Before covering the saving strategies, understanding why Canon printers use ink the way they do makes each tip more useful. Canon inkjet printers consume ink in two separate ways — printing and maintenance.
Printing ink consumption is straightforward: ink is deposited onto paper in proportion to the coverage of the page. A page of solid black text uses significantly less ink than a full-color graphic or photo. The print quality setting controls how many passes the print head makes over each area and how much ink gets deposited per pass — this is the primary variable users can adjust to control ink consumption.
Maintenance ink consumption is less obvious. Every time a Canon printer powers on, it runs a brief cleaning cycle — the print head moves to a service station, caps and uncaps, and a small amount of ink is pulled through the nozzles to keep them primed and prevent drying. This happens automatically and cannot be disabled. Every manual cleaning cycle run through the maintenance menu uses additional ink from all cartridges regardless of which color is having problems. Over time maintenance ink consumption adds up to a meaningful percentage of total cartridge usage.

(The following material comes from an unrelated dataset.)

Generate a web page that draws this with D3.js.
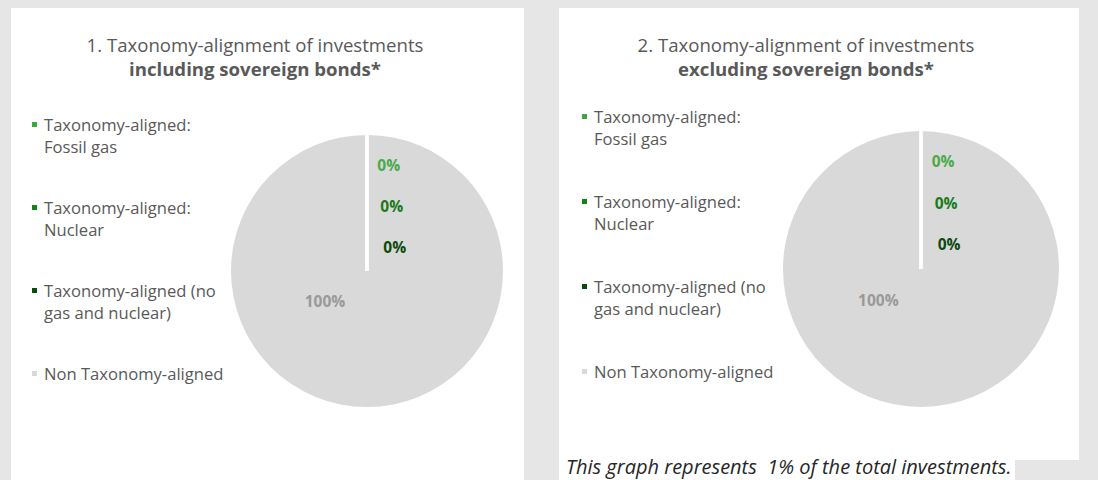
<!DOCTYPE html>
<html>
<head>
<meta charset="utf-8">
<script src="https://cdn.jsdelivr.net/npm/d3@7"></script>
<style>
  body { margin: 0; background: #e6e6e6; }
  svg { display: block; font-family: "Open Sans", Lato, sans-serif; }
</style>
</head>
<body>
<svg width="1098" height="480"></svg>
<script>
/* data */
var categories = [
  "Taxonomy-aligned: Fossil gas",
  "Taxonomy-aligned: Nuclear",
  "Taxonomy-aligned (no gas and nuclear)",
  "Non Taxonomy-aligned"
];
var legendLines = [
  ["Taxonomy-aligned:", "Fossil gas"],
  ["Taxonomy-aligned:", "Nuclear"],
  ["Taxonomy-aligned (no", "gas and nuclear)"],
  ["Non Taxonomy-aligned"]
];
var inclSovereign = [0, 0, 0, 100];
var exclSovereign = [0, 0, 0, 100];
var titleLine1 = ["1. Taxonomy-alignment of investments", "2. Taxonomy-alignment of investments"];
var titleLine2 = ["including sovereign bonds*", "excluding sovereign bonds*"];
var footnote = "This graph represents  1% of the total investments.";

var colors = ["#3ea83e", "#16801a", "#0b4a10", "#d9d9d9"];
var labelColors = ["#4aaa4a", "#1b7a1b", "#0d4a0d", "#999999"];

var svg = d3.select("svg");

// panels
svg.append("rect").attr("x", 11).attr("y", 8).attr("width", 513).attr("height", 472).attr("fill", "#fff");
svg.append("rect").attr("x", 559).attr("y", 8).attr("width", 520).attr("height", 452).attr("fill", "#fff");
svg.append("rect").attr("x", 559).attr("y", 440).attr("width", 456).attr("height", 40).attr("fill", "#fff");

var panels = [
  {values: inclSovereign, titleX: 255, legendX: 32, legendY: 125, legendStep: 83, cx: 367, cy: 271, r: 136},
  {values: exclSovereign, titleX: 806, legendX: 582, legendY: 117, legendStep: 85, cx: 921, cy: 269, r: 138}
];

var pie = d3.pie().sort(null).value(function(d) { return d; });

panels.forEach(function(p, pi) {
  var g = svg.append("g");

  g.append("text")
    .attr("x", p.titleX).attr("y", 52)
    .attr("text-anchor", "middle")
    .attr("fill", "#595959")
    .style("font-size", "18.6px")
    .text(titleLine1[pi]);
  g.append("text")
    .attr("x", p.titleX).attr("y", 76)
    .attr("text-anchor", "middle")
    .attr("fill", "#595959")
    .style("font-size", "18.6px")
    .style("font-weight", "bold")
    .text(titleLine2[pi]);

  // legend
  var leg = g.selectAll(".leg").data(categories).enter().append("g")
    .attr("transform", function(d, i) { return "translate(" + p.legendX + "," + (p.legendY + i * p.legendStep) + ")"; });
  leg.append("rect")
    .attr("x", 0).attr("y", -3).attr("width", 5).attr("height", 5)
    .attr("fill", function(d, i) { return colors[i]; });
  leg.each(function(d, i) {
    var t = d3.select(this).append("text")
      .attr("x", 12).attr("y", 6)
      .attr("fill", "#595959")
      .style("font-size", "16.6px");
    legendLines[i].forEach(function(line, li) {
      t.append("tspan").attr("x", 12).attr("dy", li === 0 ? 0 : 22).text(line);
    });
  });

  // pie
  var arcs = pie(p.values);
  var arc = d3.arc().innerRadius(0).outerRadius(p.r);
  var pg = g.append("g").attr("transform", "translate(" + p.cx + "," + p.cy + ")");

  // big slices first, zero slices on top so their white edge shows
  var order = arcs.slice().sort(function(a, b) { return (b.endAngle - b.startAngle) - (a.endAngle - a.startAngle); });
  pg.selectAll("path").data(order).enter().append("path")
    .attr("d", arc)
    .attr("fill", function(d) { return colors[d.index]; })
    .attr("stroke", "#fff")
    .attr("stroke-width", function(d) { return d.endAngle - d.startAngle > 6 ? 0 : 3; });

  // labels
  var zeroCount = 0;
  pg.selectAll(".lbl").data(arcs).enter().append("text")
    .attr("text-anchor", "middle")
    .attr("dominant-baseline", "central")
    .attr("fill", function(d) { return labelColors[d.index]; })
    .style("font-size", "15.5px")
    .style("font-weight", "bold")
    .each(function(d) {
      var x, y;
      if (d.endAngle - d.startAngle < 0.01) {
        var k = zeroCount++;
        var a = d.startAngle;
        x = Math.sin(a) * p.r * (0.78 - 0.3 * k) + p.r * 0.16 + k * 3;
        y = -Math.cos(a) * p.r * (0.78 - 0.3 * k);
      } else {
        var m = (d.startAngle + d.endAngle) / 2 + 0.95;
        x = Math.sin(m) * p.r * 0.38;
        y = -Math.cos(m) * p.r * 0.38;
      }
      d3.select(this).attr("x", x).attr("y", y);
    })
    .text(function(d) { return d3.format(".0f")(d.value) + "%"; });
});

svg.append("text")
  .attr("x", 566).attr("y", 474)
  .attr("fill", "#262626")
  .attr("xml:space", "preserve")
  .style("white-space", "pre")
  .style("font-size", "20px")
  .style("font-style", "italic")
  .text(footnote);

// gray notch under right panel
svg.append("rect").attr("x", 1015).attr("y", 460).attr("width", 65).attr("height", 20).attr("fill", "#e6e6e6");
</script>
</body>
</html>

Adjusting the print quality setting is the single most effective ink saving measure available on Canon Pixma printers. Most users leave this at the default setting — which is typically Standard — but some applications or previous users may have changed it to High or Best, dramatically increasing ink usage per page.
Standard quality is completely adequate for everyday document printing including emails, reports, invoices, forms, and school assignments. The output on plain paper at Standard quality is visually identical to High quality for text-based documents at normal reading distance. Switching from High to Standard on document printing can reduce ink consumption per page by 30 to 50 percent.
To set Standard as your default: open the print dialog from any application → click Preferences or Properties → find the Quality or Print Quality dropdown → select Standard → click OK. Some applications remember this setting per document type. Setting it as the default in the Canon driver ensures it applies across all applications automatically.
Canon Pixma printers offer a Draft or Economy print mode that reduces ink usage by approximately 50 percent compared to Standard. Text appears slightly lighter but remains fully readable. Draft mode is appropriate for reference documents, internal notes, proof copies before final printing, and any document that will be read once and discarded. It is not appropriate for documents shared with clients, customers, or anyone outside your household or office.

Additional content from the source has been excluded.